Beginning with the first line of the data below, reproduce every line unchanged, ending with the line that holds "1500, 1000, 500];".
═════ DATA SHOWN
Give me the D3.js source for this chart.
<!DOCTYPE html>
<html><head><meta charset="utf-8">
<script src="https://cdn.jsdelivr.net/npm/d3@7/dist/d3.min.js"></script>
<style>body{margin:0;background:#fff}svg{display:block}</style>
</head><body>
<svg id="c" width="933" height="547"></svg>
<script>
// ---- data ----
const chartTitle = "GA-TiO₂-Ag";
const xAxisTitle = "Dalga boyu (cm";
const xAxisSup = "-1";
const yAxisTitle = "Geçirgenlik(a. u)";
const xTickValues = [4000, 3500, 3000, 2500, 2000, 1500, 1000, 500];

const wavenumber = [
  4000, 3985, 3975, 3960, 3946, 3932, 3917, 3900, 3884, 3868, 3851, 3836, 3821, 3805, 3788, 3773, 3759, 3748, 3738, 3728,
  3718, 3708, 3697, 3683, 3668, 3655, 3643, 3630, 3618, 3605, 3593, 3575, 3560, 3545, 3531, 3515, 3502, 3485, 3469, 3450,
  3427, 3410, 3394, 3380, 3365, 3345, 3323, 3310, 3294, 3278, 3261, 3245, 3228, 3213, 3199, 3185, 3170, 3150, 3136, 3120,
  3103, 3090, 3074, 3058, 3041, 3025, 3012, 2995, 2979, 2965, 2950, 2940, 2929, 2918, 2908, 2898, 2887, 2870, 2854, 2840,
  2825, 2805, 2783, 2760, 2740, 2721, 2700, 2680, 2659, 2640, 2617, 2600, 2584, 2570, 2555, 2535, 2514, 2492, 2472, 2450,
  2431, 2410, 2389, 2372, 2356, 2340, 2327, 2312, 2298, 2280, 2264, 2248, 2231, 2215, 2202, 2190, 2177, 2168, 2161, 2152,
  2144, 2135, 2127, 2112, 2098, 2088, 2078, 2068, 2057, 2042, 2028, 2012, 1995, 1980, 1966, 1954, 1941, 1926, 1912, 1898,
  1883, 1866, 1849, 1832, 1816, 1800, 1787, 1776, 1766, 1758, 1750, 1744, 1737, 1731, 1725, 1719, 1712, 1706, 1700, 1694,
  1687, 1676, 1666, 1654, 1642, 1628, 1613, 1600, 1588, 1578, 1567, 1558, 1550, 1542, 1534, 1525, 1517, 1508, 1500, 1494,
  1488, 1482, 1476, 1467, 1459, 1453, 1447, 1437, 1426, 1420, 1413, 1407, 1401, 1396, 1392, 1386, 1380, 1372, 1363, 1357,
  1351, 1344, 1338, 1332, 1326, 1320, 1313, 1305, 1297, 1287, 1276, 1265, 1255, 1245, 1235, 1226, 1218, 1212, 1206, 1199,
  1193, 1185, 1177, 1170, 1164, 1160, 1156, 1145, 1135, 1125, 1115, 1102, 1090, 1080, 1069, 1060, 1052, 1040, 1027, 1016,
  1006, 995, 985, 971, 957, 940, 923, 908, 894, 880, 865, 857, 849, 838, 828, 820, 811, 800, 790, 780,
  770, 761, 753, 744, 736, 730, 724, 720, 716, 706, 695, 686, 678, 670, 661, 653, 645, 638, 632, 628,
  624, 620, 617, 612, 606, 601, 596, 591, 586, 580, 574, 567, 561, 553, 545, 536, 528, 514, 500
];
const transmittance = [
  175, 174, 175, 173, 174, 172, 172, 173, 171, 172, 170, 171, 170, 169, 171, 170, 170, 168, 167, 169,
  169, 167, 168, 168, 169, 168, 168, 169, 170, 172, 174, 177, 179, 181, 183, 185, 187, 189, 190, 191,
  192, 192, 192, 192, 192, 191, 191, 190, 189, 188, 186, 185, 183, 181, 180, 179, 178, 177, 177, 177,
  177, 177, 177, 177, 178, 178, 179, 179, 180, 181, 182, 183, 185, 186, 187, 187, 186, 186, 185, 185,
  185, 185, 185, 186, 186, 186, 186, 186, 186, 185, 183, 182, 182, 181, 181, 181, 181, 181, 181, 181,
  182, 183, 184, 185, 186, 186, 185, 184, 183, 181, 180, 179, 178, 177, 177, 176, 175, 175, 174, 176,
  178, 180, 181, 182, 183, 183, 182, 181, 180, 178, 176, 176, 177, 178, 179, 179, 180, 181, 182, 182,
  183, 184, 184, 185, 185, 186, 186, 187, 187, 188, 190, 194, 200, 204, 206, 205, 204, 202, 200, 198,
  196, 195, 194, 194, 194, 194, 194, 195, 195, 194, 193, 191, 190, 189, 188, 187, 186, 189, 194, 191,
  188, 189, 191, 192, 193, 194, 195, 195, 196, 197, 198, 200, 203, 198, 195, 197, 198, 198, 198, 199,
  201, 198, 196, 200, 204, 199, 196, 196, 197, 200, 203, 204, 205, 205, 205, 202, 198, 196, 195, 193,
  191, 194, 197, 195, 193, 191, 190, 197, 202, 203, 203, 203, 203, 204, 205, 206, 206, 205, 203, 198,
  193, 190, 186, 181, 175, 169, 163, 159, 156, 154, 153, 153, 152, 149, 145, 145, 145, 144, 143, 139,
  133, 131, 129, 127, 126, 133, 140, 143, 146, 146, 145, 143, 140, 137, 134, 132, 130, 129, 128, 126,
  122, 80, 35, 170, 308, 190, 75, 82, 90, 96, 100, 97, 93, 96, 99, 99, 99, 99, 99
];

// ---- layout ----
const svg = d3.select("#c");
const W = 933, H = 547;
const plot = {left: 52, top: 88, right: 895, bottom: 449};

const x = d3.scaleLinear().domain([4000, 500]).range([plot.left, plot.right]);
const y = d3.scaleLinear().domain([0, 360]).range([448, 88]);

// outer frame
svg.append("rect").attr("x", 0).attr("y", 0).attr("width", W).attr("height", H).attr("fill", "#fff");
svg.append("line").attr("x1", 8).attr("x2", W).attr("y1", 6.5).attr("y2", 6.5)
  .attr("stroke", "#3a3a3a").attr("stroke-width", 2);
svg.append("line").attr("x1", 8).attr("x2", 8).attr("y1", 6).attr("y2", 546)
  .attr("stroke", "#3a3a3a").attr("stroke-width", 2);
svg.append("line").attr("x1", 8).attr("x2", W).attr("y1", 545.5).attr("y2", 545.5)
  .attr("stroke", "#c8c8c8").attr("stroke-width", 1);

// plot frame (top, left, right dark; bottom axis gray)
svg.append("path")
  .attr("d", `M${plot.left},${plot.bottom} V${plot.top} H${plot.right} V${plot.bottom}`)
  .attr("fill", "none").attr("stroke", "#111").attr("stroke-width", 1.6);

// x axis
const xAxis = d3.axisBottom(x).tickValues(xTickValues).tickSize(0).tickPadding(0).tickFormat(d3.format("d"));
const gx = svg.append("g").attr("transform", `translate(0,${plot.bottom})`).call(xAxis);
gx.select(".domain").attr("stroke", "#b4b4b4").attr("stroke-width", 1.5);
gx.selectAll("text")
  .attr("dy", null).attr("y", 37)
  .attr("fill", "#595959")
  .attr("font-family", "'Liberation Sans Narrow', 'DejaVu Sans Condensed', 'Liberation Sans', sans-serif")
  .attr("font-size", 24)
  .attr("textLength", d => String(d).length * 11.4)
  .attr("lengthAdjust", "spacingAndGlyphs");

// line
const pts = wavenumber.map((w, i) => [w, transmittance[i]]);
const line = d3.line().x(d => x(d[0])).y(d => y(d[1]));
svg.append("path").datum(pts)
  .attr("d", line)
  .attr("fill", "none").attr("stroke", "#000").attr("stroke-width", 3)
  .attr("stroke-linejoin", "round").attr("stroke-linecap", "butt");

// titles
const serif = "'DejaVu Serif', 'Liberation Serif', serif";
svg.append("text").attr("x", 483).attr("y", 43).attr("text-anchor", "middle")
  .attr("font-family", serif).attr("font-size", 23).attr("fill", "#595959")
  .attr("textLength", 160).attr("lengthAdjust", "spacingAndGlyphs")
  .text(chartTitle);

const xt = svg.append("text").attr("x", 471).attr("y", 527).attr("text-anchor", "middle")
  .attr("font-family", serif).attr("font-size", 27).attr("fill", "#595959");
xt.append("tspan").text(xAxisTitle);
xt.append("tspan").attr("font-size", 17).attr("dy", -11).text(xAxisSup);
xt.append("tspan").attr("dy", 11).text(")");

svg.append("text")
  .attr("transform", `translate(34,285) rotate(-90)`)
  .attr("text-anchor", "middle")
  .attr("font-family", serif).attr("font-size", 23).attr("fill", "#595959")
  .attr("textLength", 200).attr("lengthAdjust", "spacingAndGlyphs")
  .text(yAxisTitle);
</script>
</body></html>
══════════
* **RESPONSE**:
Give me the D3.js source for this chart.
<!DOCTYPE html>
<html><head><meta charset="utf-8">
<script src="https://cdn.jsdelivr.net/npm/d3@7/dist/d3.min.js"></script>
<style>body{margin:0;background:#fff}svg{display:block}</style>
</head><body>
<svg id="c" width="933" height="547"></svg>
<script>
// ---- data ----
const chartTitle = "GA-TiO₂-Ag";
const xAxisTitle = "Dalga boyu (cm";
const xAxisSup = "-1";
const yAxisTitle = "Geçirgenlik(a. u)";
const xTickValues = [4000, 3500, 3000, 2500, 2000, 1500, 1000, 500];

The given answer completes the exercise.